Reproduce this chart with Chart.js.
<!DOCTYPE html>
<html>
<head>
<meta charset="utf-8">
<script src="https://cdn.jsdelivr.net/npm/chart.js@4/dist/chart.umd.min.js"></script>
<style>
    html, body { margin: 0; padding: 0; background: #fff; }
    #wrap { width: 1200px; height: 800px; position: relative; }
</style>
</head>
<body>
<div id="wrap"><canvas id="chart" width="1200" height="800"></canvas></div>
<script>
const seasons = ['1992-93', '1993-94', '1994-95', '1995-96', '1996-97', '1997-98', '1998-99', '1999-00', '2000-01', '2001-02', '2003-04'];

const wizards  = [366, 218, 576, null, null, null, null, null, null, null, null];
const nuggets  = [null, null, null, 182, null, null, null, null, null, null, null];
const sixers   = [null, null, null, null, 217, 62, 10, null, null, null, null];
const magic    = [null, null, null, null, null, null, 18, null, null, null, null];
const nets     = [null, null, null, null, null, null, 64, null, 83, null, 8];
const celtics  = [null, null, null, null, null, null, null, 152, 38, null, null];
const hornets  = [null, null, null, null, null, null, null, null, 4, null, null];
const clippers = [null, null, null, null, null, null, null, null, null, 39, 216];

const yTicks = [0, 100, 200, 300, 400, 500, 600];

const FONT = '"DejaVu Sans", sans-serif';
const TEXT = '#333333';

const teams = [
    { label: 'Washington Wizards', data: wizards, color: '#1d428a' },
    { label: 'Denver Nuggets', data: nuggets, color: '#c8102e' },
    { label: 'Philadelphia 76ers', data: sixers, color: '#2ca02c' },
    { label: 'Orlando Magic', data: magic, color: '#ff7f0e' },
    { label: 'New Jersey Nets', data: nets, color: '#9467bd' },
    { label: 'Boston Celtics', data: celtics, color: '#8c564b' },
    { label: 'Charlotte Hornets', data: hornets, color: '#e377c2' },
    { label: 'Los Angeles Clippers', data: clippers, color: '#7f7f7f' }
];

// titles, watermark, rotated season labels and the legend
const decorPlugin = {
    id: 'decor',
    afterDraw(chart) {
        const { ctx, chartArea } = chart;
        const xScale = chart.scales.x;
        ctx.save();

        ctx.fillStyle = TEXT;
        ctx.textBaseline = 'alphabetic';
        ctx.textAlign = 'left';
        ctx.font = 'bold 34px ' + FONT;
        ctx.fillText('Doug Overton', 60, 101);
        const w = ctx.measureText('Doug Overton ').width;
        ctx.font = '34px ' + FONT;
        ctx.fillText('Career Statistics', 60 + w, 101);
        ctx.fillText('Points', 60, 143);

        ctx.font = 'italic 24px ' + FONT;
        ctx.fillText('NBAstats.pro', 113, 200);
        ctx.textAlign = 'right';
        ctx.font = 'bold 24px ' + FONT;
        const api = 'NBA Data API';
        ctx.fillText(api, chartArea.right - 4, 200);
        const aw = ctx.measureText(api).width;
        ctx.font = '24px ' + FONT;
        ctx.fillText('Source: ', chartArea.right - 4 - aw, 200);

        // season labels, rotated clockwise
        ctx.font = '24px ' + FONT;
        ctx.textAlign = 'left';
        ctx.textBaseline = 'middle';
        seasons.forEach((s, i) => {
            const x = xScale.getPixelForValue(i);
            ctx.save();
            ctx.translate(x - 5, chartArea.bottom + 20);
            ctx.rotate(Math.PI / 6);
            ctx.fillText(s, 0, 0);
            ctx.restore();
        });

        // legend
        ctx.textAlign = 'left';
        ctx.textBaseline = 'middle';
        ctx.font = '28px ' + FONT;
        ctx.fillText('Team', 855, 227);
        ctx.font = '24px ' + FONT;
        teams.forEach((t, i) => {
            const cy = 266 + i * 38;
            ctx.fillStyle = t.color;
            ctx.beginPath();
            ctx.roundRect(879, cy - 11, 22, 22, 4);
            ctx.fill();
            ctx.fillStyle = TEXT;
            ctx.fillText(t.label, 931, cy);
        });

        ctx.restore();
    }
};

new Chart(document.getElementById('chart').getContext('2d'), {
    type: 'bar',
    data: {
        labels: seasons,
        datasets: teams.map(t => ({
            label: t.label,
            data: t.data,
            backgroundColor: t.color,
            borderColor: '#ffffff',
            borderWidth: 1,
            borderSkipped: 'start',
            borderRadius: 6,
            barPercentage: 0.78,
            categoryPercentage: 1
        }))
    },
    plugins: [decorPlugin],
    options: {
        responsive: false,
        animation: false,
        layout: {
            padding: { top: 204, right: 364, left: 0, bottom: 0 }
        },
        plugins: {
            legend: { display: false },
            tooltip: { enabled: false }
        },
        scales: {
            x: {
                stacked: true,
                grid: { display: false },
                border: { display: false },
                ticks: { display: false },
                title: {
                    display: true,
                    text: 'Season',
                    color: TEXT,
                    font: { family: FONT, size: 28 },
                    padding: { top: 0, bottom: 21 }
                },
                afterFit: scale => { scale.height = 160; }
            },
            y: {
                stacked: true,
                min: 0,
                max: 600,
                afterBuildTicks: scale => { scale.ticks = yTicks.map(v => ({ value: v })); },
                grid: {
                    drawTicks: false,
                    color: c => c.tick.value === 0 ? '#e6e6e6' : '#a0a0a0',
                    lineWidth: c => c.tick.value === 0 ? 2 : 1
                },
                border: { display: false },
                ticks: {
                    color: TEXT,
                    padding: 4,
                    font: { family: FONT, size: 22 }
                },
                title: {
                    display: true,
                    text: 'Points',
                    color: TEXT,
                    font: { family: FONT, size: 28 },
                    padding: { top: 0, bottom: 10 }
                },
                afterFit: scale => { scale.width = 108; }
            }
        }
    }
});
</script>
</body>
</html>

============================================================

> [What you need to do]: Quote the whole listing above, leaving nothing out.

> [Output of the exercise]:
Reproduce this chart with Chart.js.
<!DOCTYPE html>
<html>
<head>
<meta charset="utf-8">
<script src="https://cdn.jsdelivr.net/npm/chart.js@4/dist/chart.umd.min.js"></script>
<style>
    html, body { margin: 0; padding: 0; background: #fff; }
    #wrap { width: 1200px; height: 800px; position: relative; }
</style>
</head>
<body>
<div id="wrap"><canvas id="chart" width="1200" height="800"></canvas></div>
<script>
const seasons = ['1992-93', '1993-94', '1994-95', '1995-96', '1996-97', '1997-98', '1998-99', '1999-00', '2000-01', '2001-02', '2003-04'];

const wizards  = [366, 218, 576, null, null, null, null, null, null, null, null];
const nuggets  = [null, null, null, 182, null, null, null, null, null, null, null];
const sixers   = [null, null, null, null, 217, 62, 10, null, null, null, null];
const magic    = [null, null, null, null, null, null, 18, null, null, null, null];
const nets     = [null, null, null, null, null, null, 64, null, 83, null, 8];
const celtics  = [null, null, null, null, null, null, null, 152, 38, null, null];
const hornets  = [null, null, null, null, null, null, null, null, 4, null, null];
const clippers = [null, null, null, null, null, null, null, null, null, 39, 216];

const yTicks = [0, 100, 200, 300, 400, 500, 600];

const FONT = '"DejaVu Sans", sans-serif';
const TEXT = '#333333';

const teams = [
    { label: 'Washington Wizards', data: wizards, color: '#1d428a' },
    { label: 'Denver Nuggets', data: nuggets, color: '#c8102e' },
    { label: 'Philadelphia 76ers', data: sixers, color: '#2ca02c' },
    { label: 'Orlando Magic', data: magic, color: '#ff7f0e' },
    { label: 'New Jersey Nets', data: nets, color: '#9467bd' },
    { label: 'Boston Celtics', data: celtics, color: '#8c564b' },
    { label: 'Charlotte Hornets', data: hornets, color: '#e377c2' },
    { label: 'Los Angeles Clippers', data: clippers, color: '#7f7f7f' }
];

// titles, watermark, rotated season labels and the legend
const decorPlugin = {
    id: 'decor',
    afterDraw(chart) {
        const { ctx, chartArea } = chart;
        const xScale = chart.scales.x;
        ctx.save();

        ctx.fillStyle = TEXT;
        ctx.textBaseline = 'alphabetic';
        ctx.textAlign = 'left';
        ctx.font = 'bold 34px ' + FONT;
        ctx.fillText('Doug Overton', 60, 101);
        const w = ctx.measureText('Doug Overton ').width;
        ctx.font = '34px ' + FONT;
        ctx.fillText('Career Statistics', 60 + w, 101);
        ctx.fillText('Points', 60, 143);

        ctx.font = 'italic 24px ' + FONT;
        ctx.fillText('NBAstats.pro', 113, 200);
        ctx.textAlign = 'right';
        ctx.font = 'bold 24px ' + FONT;
        const api = 'NBA Data API';
        ctx.fillText(api, chartArea.right - 4, 200);
        const aw = ctx.measureText(api).width;
        ctx.font = '24px ' + FONT;
        ctx.fillText('Source: ', chartArea.right - 4 - aw, 200);

        // season labels, rotated clockwise
        ctx.font = '24px ' + FONT;
        ctx.textAlign = 'left';
        ctx.textBaseline = 'middle';
        seasons.forEach((s, i) => {
            const x = xScale.getPixelForValue(i);
            ctx.save();
            ctx.translate(x - 5, chartArea.bottom + 20);
            ctx.rotate(Math.PI / 6);
            ctx.fillText(s, 0, 0);
            ctx.restore();
        });

        // legend
        ctx.textAlign = 'left';
        ctx.textBaseline = 'middle';
        ctx.font = '28px ' + FONT;
        ctx.fillText('Team', 855, 227);
        ctx.font = '24px ' + FONT;
        teams.forEach((t, i) => {
            const cy = 266 + i * 38;
            ctx.fillStyle = t.color;
            ctx.beginPath();
            ctx.roundRect(879, cy - 11, 22, 22, 4);
            ctx.fill();
            ctx.fillStyle = TEXT;
            ctx.fillText(t.label, 931, cy);
        });

        ctx.restore();
    }
};

new Chart(document.getElementById('chart').getContext('2d'), {
    type: 'bar',
    data: {
        labels: seasons,
        datasets: teams.map(t => ({
            label: t.label,
            data: t.data,
            backgroundColor: t.color,
            borderColor: '#ffffff',
            borderWidth: 1,
            borderSkipped: 'start',
            borderRadius: 6,
            barPercentage: 0.78,
            categoryPercentage: 1
        }))
    },
    plugins: [decorPlugin],
    options: {
        responsive: false,
        animation: false,
        layout: {
            padding: { top: 204, right: 364, left: 0, bottom: 0 }
        },
        plugins: {
            legend: { display: false },
            tooltip: { enabled: false }
        },
        scales: {
            x: {
                stacked: true,
                grid: { display: false },
                border: { display: false },
                ticks: { display: false },
                title: {
                    display: true,
                    text: 'Season',
                    color: TEXT,
                    font: { family: FONT, size: 28 },
                    padding: { top: 0, bottom: 21 }
                },
                afterFit: scale => { scale.height = 160; }
            },
            y: {
                stacked: true,
                min: 0,
                max: 600,
                afterBuildTicks: scale => { scale.ticks = yTicks.map(v => ({ value: v })); },
                grid: {
                    drawTicks: false,
                    color: c => c.tick.value === 0 ? '#e6e6e6' : '#a0a0a0',
                    lineWidth: c => c.tick.value === 0 ? 2 : 1
                },
                border: { display: false },
                ticks: {
                    color: TEXT,
                    padding: 4,
                    font: { family: FONT, size: 22 }
                },
                title: {
                    display: true,
                    text: 'Points',
                    color: TEXT,
                    font: { family: FONT, size: 28 },
                    padding: { top: 0, bottom: 10 }
                },
                afterFit: scale => { scale.width = 108; }
            }
        }
    }
});
</script>
</body>
</html>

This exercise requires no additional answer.